> **AIM**:
Reproduce the material below line by line, beginning with its first line and ending with the line that contains "35, 40, 45];"; leave out pictures.

> **PROVIDED MATERIAL**:
** start **

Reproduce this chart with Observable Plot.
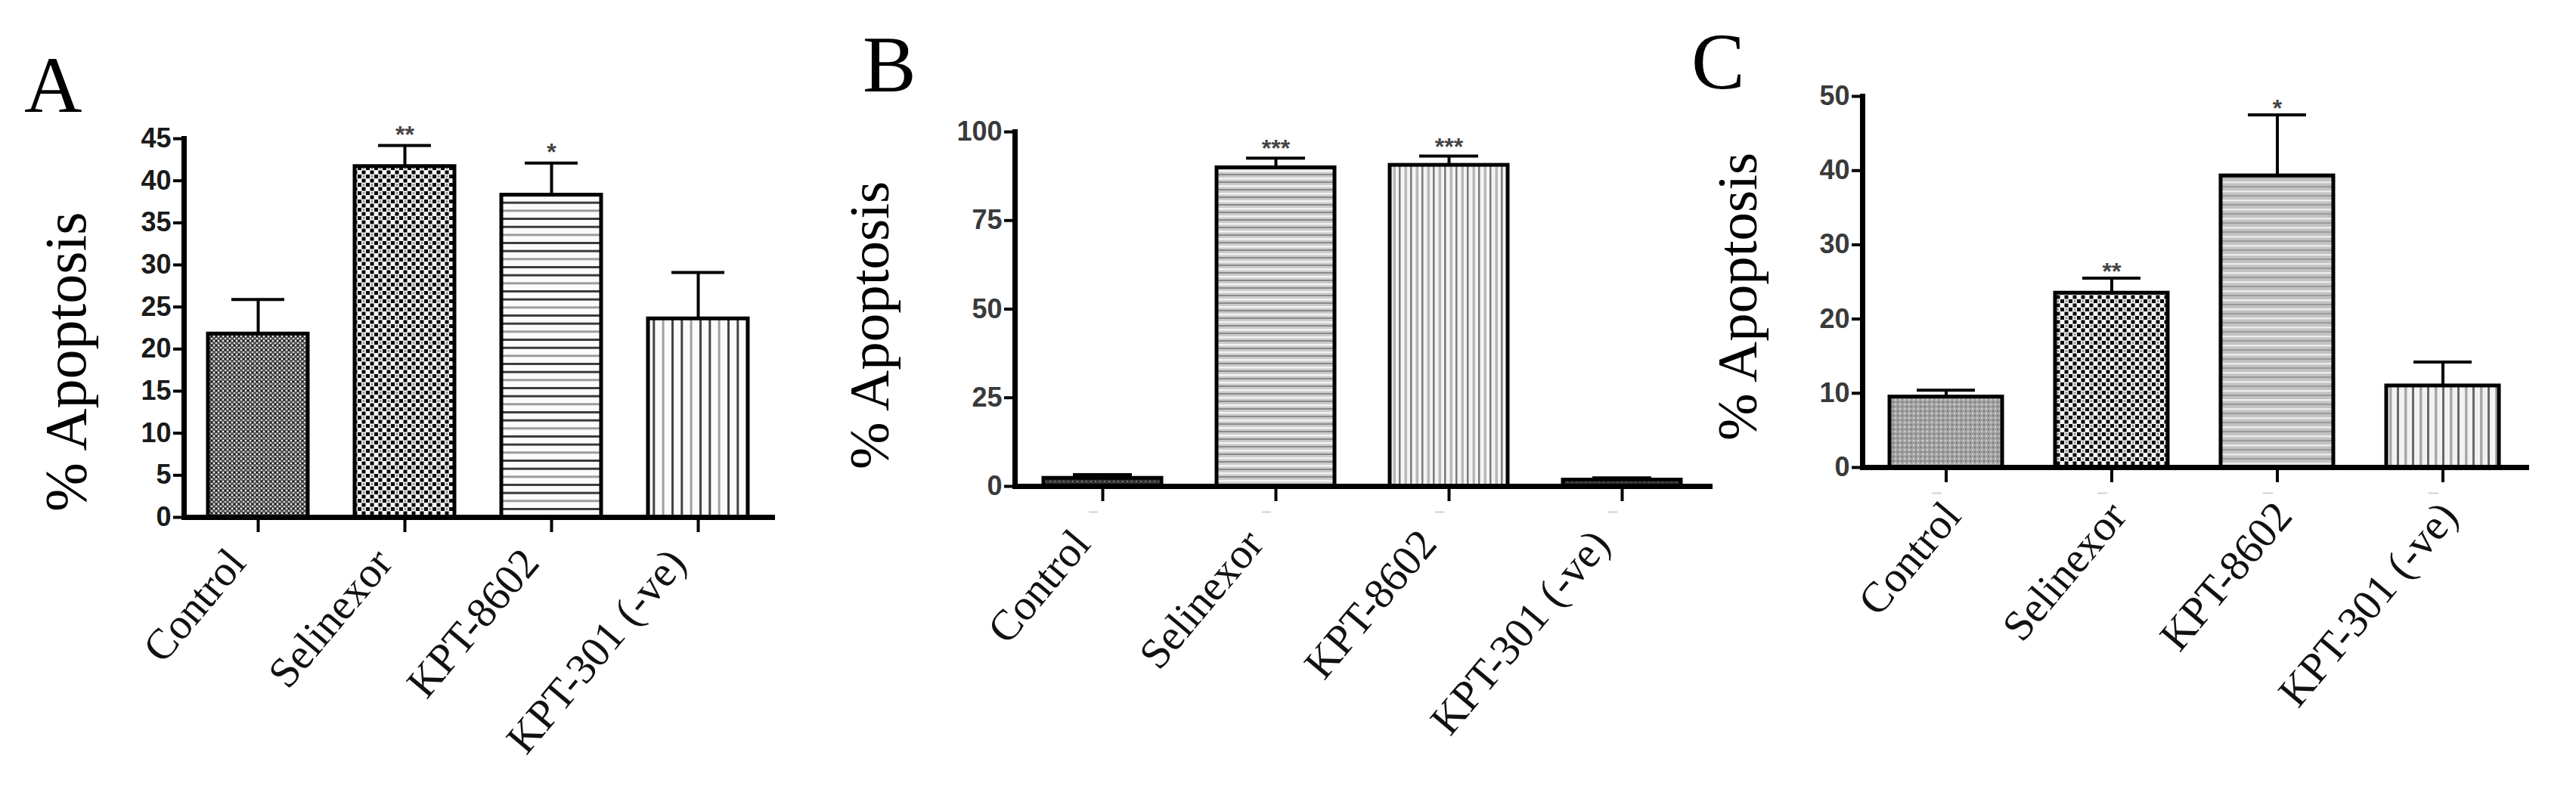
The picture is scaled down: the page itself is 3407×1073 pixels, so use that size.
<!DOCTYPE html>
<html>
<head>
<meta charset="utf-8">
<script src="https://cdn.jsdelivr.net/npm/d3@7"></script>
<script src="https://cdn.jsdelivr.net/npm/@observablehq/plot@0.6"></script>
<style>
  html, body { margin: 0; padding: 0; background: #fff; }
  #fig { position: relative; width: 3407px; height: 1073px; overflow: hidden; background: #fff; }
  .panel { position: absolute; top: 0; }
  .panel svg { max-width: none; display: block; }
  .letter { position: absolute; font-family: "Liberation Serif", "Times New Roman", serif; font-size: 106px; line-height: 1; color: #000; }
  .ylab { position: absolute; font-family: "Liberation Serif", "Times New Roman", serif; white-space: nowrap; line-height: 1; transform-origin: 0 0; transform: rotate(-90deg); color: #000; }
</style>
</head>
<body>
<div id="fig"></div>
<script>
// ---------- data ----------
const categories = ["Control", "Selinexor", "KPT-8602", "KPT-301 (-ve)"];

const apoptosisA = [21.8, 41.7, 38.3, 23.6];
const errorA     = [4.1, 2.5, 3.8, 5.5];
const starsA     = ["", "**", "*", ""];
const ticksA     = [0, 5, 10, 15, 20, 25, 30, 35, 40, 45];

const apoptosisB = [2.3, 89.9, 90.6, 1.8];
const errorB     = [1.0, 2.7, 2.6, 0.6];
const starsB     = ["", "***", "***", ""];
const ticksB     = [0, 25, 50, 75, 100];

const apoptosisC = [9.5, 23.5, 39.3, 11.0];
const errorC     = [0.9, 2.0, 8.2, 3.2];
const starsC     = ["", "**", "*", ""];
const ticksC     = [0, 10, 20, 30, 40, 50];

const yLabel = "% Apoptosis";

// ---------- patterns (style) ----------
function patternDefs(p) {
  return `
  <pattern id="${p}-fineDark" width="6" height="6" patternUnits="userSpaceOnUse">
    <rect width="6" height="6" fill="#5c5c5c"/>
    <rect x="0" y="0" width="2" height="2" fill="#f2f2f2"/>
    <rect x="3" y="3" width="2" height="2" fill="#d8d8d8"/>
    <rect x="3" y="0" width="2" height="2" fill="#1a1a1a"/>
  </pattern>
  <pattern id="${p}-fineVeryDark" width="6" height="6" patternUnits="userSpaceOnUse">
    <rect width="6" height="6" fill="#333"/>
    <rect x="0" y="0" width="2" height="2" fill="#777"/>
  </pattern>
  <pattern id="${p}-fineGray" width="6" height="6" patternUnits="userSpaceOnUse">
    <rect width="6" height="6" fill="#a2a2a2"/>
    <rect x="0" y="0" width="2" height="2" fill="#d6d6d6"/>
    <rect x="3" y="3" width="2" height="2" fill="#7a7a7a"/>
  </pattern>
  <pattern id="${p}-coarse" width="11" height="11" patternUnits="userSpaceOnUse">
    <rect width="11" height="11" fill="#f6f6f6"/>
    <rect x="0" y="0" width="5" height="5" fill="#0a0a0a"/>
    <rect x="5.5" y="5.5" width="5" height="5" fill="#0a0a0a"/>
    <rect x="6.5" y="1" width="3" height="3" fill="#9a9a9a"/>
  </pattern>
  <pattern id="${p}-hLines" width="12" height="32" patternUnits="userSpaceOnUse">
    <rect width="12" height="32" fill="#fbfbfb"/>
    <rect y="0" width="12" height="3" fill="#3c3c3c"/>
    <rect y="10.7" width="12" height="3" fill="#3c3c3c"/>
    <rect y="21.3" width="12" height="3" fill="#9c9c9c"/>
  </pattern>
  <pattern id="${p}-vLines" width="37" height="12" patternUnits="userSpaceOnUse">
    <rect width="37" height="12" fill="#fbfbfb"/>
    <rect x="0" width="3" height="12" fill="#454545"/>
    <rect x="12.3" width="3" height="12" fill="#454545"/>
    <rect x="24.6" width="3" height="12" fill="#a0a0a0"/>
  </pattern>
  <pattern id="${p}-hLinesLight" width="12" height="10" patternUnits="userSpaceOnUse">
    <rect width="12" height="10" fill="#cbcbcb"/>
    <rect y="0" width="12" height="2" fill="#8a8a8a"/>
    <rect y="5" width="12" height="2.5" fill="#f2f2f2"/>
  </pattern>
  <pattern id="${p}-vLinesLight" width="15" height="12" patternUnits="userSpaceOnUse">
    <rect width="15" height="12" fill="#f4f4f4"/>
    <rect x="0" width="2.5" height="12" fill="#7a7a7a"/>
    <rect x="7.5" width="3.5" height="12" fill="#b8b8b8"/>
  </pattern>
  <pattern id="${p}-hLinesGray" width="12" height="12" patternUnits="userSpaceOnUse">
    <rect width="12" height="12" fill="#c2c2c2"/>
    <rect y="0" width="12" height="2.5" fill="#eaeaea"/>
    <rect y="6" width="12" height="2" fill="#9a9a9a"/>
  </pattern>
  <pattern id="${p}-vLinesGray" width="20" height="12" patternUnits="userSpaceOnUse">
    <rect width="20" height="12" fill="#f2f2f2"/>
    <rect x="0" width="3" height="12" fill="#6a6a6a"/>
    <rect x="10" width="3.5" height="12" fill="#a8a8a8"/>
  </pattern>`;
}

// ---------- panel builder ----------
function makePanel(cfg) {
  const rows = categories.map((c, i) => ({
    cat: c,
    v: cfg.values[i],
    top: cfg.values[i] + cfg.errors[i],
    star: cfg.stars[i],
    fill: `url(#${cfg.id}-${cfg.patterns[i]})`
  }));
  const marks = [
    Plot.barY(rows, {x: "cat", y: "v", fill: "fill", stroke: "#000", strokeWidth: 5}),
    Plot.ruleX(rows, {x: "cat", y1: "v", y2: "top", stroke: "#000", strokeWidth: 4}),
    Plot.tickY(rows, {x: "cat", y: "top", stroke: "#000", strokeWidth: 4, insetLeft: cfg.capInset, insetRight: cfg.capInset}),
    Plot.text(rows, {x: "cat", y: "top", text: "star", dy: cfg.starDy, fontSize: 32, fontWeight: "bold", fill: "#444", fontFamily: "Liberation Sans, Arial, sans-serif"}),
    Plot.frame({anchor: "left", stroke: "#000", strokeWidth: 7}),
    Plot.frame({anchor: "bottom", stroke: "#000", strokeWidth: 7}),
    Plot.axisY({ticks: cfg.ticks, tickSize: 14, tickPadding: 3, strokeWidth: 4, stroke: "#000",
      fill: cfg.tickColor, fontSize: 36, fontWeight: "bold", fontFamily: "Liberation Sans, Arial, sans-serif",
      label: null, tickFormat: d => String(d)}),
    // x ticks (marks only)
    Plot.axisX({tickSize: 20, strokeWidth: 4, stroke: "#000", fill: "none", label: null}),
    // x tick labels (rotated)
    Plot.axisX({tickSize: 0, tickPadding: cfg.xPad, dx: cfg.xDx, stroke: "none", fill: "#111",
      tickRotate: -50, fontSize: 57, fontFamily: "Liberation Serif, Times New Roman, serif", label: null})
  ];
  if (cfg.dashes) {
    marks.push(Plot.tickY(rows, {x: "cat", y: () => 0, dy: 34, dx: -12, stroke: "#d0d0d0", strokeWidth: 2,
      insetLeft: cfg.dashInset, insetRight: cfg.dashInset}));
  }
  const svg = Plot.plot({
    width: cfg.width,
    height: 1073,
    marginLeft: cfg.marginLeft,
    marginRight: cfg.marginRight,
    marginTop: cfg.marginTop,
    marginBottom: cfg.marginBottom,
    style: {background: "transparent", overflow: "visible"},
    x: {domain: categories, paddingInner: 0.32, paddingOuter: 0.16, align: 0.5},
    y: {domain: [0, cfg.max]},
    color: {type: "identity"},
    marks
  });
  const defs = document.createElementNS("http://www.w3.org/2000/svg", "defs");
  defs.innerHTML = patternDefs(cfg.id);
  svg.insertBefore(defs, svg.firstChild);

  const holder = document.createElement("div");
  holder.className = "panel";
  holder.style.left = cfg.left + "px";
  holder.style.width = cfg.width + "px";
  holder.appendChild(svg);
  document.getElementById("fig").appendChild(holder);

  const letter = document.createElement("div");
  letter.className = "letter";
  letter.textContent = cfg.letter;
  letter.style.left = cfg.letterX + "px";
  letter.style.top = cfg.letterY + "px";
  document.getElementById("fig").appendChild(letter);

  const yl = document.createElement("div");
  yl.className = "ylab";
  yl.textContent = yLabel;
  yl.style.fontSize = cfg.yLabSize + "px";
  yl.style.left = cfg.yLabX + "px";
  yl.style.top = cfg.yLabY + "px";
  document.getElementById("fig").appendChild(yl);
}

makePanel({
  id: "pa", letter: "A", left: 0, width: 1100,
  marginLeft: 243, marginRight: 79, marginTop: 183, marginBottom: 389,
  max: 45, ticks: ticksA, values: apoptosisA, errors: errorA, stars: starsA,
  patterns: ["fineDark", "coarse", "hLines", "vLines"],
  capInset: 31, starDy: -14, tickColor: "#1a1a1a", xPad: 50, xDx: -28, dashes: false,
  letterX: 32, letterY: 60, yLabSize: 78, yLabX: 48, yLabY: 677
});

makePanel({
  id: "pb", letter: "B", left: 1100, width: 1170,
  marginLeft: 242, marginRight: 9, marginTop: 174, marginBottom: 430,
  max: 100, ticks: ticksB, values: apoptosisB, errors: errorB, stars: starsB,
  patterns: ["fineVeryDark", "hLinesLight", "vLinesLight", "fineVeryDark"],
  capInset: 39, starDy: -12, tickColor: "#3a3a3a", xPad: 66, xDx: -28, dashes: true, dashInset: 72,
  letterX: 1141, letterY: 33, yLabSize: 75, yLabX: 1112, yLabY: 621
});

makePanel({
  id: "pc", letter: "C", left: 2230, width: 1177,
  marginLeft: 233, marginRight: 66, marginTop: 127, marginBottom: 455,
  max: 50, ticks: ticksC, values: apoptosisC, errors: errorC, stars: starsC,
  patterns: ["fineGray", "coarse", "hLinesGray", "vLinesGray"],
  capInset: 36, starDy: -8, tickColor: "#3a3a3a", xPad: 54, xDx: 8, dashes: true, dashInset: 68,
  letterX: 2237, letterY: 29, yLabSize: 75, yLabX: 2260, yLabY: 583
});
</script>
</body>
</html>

** end **

> **SOLUTION TO THIS PROBLEM**:
Reproduce this chart with Observable Plot.
The picture is scaled down: the page itself is 3407×1073 pixels, so use that size.
<!DOCTYPE html>
<html>
<head>
<meta charset="utf-8">
<script src="https://cdn.jsdelivr.net/npm/d3@7"></script>
<script src="https://cdn.jsdelivr.net/npm/@observablehq/plot@0.6"></script>
<style>
  html, body { margin: 0; padding: 0; background: #fff; }
  #fig { position: relative; width: 3407px; height: 1073px; overflow: hidden; background: #fff; }
  .panel { position: absolute; top: 0; }
  .panel svg { max-width: none; display: block; }
  .letter { position: absolute; font-family: "Liberation Serif", "Times New Roman", serif; font-size: 106px; line-height: 1; color: #000; }
  .ylab { position: absolute; font-family: "Liberation Serif", "Times New Roman", serif; white-space: nowrap; line-height: 1; transform-origin: 0 0; transform: rotate(-90deg); color: #000; }
</style>
</head>
<body>
<div id="fig"></div>
<script>
// ---------- data ----------
const categories = ["Control", "Selinexor", "KPT-8602", "KPT-301 (-ve)"];

const apoptosisA = [21.8, 41.7, 38.3, 23.6];
const errorA     = [4.1, 2.5, 3.8, 5.5];
const starsA     = ["", "**", "*", ""];
const ticksA     = [0, 5, 10, 15, 20, 25, 30, 35, 40, 45];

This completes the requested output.